“Ah, Rio memang tidak mendengarkan ya kalau dikasih tahu,” Bapak bergumam. Namun Bapak tidak marah. Anak memang tidak bisa sekedar diberi perintah dan patuh begitu saja. Anak selalu dipenuhi dengan hal-hal yang baru dan rasa ingin tahunya tidak pernah kering.
“Kalau Rio masih mau bermain, kenapa tidak sekalian membuat istana pasir saja?” Bapak menantang Rio.
“Istana” Apa itu?” tanya Rio. Bagi Rio, kata istana masih baru.
“Kita lihat saja nanti.”
Dengan empat ember air, tanah berpasir yang kering nan berdebu itu pun jadi lembek dan mudah dibentuk. Bapak dan Rio asyik bermain. Rio berhasil membuat satu gunung berapi.
“Ini Gunung Merapi,” suaranya meledak, “dan ini tempat keluar apinya.”
“Maksudmu, crater tempat keluar lava,” Bapak menyahut. (waktu nulis ini, aku lupa istilah kawah!)

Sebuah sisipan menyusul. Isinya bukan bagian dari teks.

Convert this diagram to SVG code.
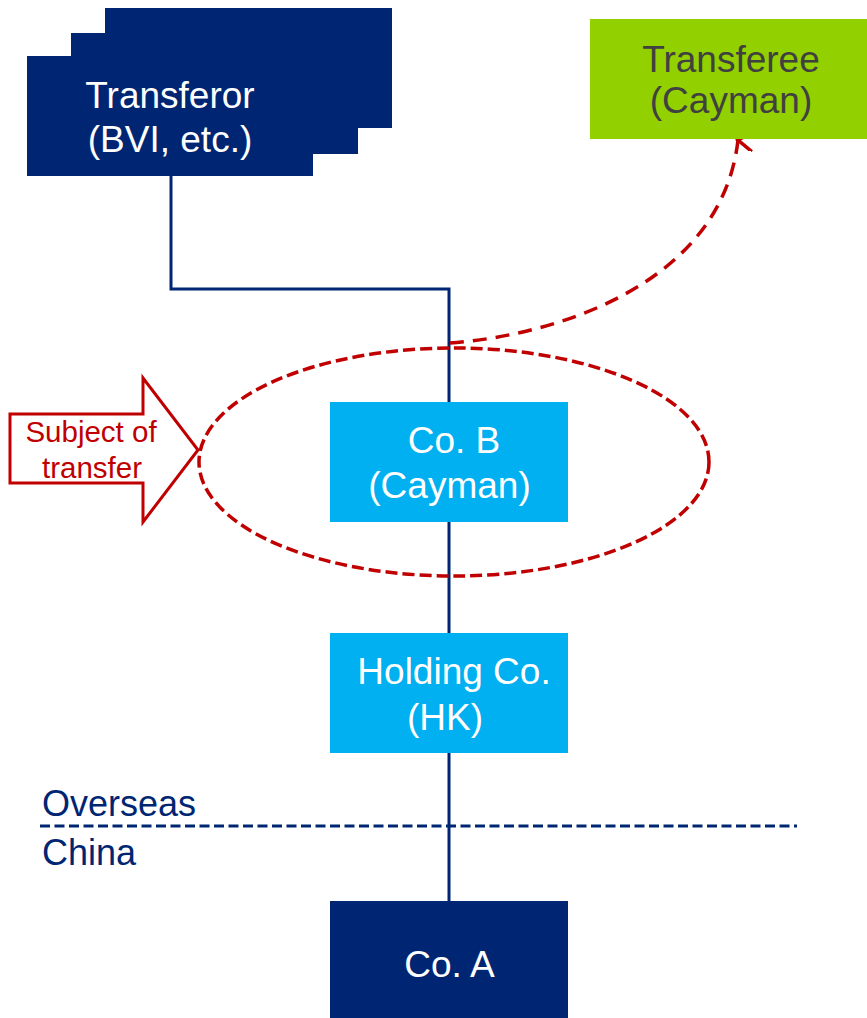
<svg xmlns="http://www.w3.org/2000/svg" width="867" height="1018" viewBox="0 0 867 1018">
<defs>
<style>
text{font-family:"Liberation Sans",Arial,sans-serif;font-size:37px;text-anchor:middle}
.w{fill:#ffffff}
.navy{fill:#002673}
.lb{fill:#00B0F0}
.conn{fill:none;stroke:#002673;stroke-width:3}
.red{fill:none;stroke:#C00000;stroke-width:3.5}
</style>
<marker id="chev" viewBox="0 0 20 20" refX="10" refY="3" markerWidth="20" markerHeight="20" markerUnits="userSpaceOnUse" orient="auto-start-reverse">
<path d="M0,18 L10,3 L20,18" fill="none" stroke="#C00000" stroke-width="3.5"/>
</marker>
</defs>
<rect width="867" height="1018" fill="#ffffff"/>
<g id="connectors">
<path class="conn" d="M171,176 V289 H449 V901"/>
<path class="red" stroke-dasharray="14 9" d="M450,343 C560,335 722,282 738,140" marker-end="url(#chev)"/>
<line x1="40" y1="826" x2="797" y2="826" stroke="#002673" stroke-width="3" stroke-dasharray="10 4.5"/>
</g>
<g id="transferor">
<rect class="navy" x="105" y="8" width="287" height="120"/>
<rect class="navy" x="71" y="33" width="287" height="121"/>
<rect class="navy" x="27" y="56" width="286" height="120"/>
<text class="w" x="170" y="108">Transferor</text>
<text class="w" x="170" y="152">(BVI, etc.)</text>
</g>
<g id="transferee">
<rect x="590" y="19" width="277" height="120" fill="#92D000"/>
<text x="731" y="72" fill="#404040">Transferee</text>
<text x="731" y="113" fill="#404040">(Cayman)</text>
</g>
<g id="cob">
<rect class="lb" x="330" y="402" width="238" height="120"/>
<text class="w" x="454" y="453">Co. B</text>
<text class="w" x="449.5" y="498">(Cayman)</text>
</g>
<g id="subject">
<ellipse class="red" cx="454" cy="462" rx="255" ry="114" stroke-dasharray="12 5"/>
</g>
<g id="subject-arrow">
<path d="M10,414 H143 V378 L198,450 L143,522 V483 H10 Z" fill="#ffffff" stroke="#C00000" stroke-width="3"/>
<text x="91" y="442" fill="#C00000" style="font-size:29.5px">Subject of</text>
<text x="92" y="478" fill="#C00000" style="font-size:29.5px">transfer</text>
</g>
<g id="holding">
<rect class="lb" x="330" y="633" width="238" height="120"/>
<text class="w" x="454" y="684">Holding Co.</text>
<text class="w" x="445" y="730">(HK)</text>
</g>
<g id="coa">
<rect class="navy" x="330" y="901" width="238" height="117"/>
<text class="w" x="449.5" y="977">Co. A</text>
</g>
<g id="regions">
<text x="42" y="816" fill="#002673" style="font-size:36px;text-anchor:start">Overseas</text>
<text x="42" y="865" fill="#002673" style="font-size:36px;text-anchor:start">China</text>
</g>
</svg>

Rio juga selesai membuat jalan. Bapak juga tidak mau kalah. Bapak menyelesaikan satu colloseum – tempat pertunjukkan model Romawi. Tidak hanya itu saja, Bapak juga menyelesaikan satu piramid. Bagi orang-orang Mesir kuno, bangunan piramid digunakan sebagai makam para raja. Setelah lebih dari setengah jam bermain tanah berpasir, Bapak dan Rio duduk sebentar, mengagumi hasil karya mereka. Tidak lama kemudian, Bapak dan Rio cuci tangan dan kaki. Bapak segera mengambil pena dan mengabadikan pengalaman membuat istana pasir dalam tulisan jurnal ini.
***
Tidak ada yang lebih hebat selain kesediaan dan keberanian menyisihkan waktu untuk berproses bersama anak. Dan ini harga yang bagi hampir semua orang tua terlalu mahal untuk dibayar - entah karena alasan apapun. Saya merasakan betapa saya juga dibentuk melalui idealisme menulis bersama anak.